The ratoon rice crop could be a near-total loss in Texas and Louisiana after the wrath of Hurricane Harvey subsides. The vast majority of Gulf Coast rice was harvested before the arrival of Harvey, but with water still rising, questions remain over storage conditions and second crop rice.
Texas
“I estimate 80% of the Texas rice crop (170,000 acres) was cut before the storm hit and the remainder is totally lost. Rain normally makes grain, but this is so much more than rain. Right now, it’s hard to really even know the condition of harvested rice. We’ve got broken communication, no electricity for some areas, and flooded storage in places. There are so many unknowns,” says Dwight Roberts, president and CEO of the U.S. Rice Producers Association (USRPA), located in Houston.
Texas and Louisiana are the only U.S. states capable of producing a second rice crop. After harvest, producers generally hit stubble with one application of fertilizer and cut again roughly 40 days later. Roberts expects heavy damage for the second crop: “I don’t know how many producers second-cropped, but I wouldn’t be surprised if the second cutting is a total loss. This is like something from a science fiction or end-of-the-world movie, except it’s real.”
Ted Wilson, director of the Texas A&M AgriLife Research and Extension Center in Beaumont, has been locked out of the center since Sunday due to high water and flooded roads. At best, he expects ratoon crop yields to be severely diminished. “We’re talking about 50” of rain over just a few days. The ratoon crop east of Houston was already hit hard because of a wet spring and delayed planting. In the west, maybe the second crop could produce a little depending on how quickly soils dry,” he explains.
If the second cutting is indeed a general loss, the financial hit for Texas farmers will be substantial. “It’s a large part of their operations,” Wilson says. “In general, the first crop pays inputs and the second crop provides profit.”
Louisiana
Louisiana has 395,000 acres of rice in 2017; 75% in the southwest and 25% in the northeast. Southwest Louisiana is on the cusp of rice harvest completion, with approximately 10,000 yet to be cut, according to Dustin Harrell, Louisiana State University AgCenter rice specialist. However, the northeast region of the state has just started harvest and could face lodging, shattering, and general damage, depending on how much rain arrives.

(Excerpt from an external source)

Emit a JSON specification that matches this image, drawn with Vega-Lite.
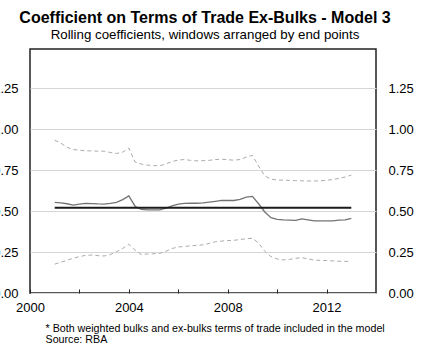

Economically, the ratoon crop is vital to Louisiana’s Gulf Coast growers, but water over the first cutting can kill the stubble. Yields are typically lower in southwest Louisiana with higher disease pressure and a tougher environment, compared with growing conditions in northeast Louisiana or Arkansas, according to Harrell.
“Traditionally, producers break even on the first crop and profit on the second crop,” Harrell adds. “Then again, it seems the past three years have required the first and second crop just to break even.”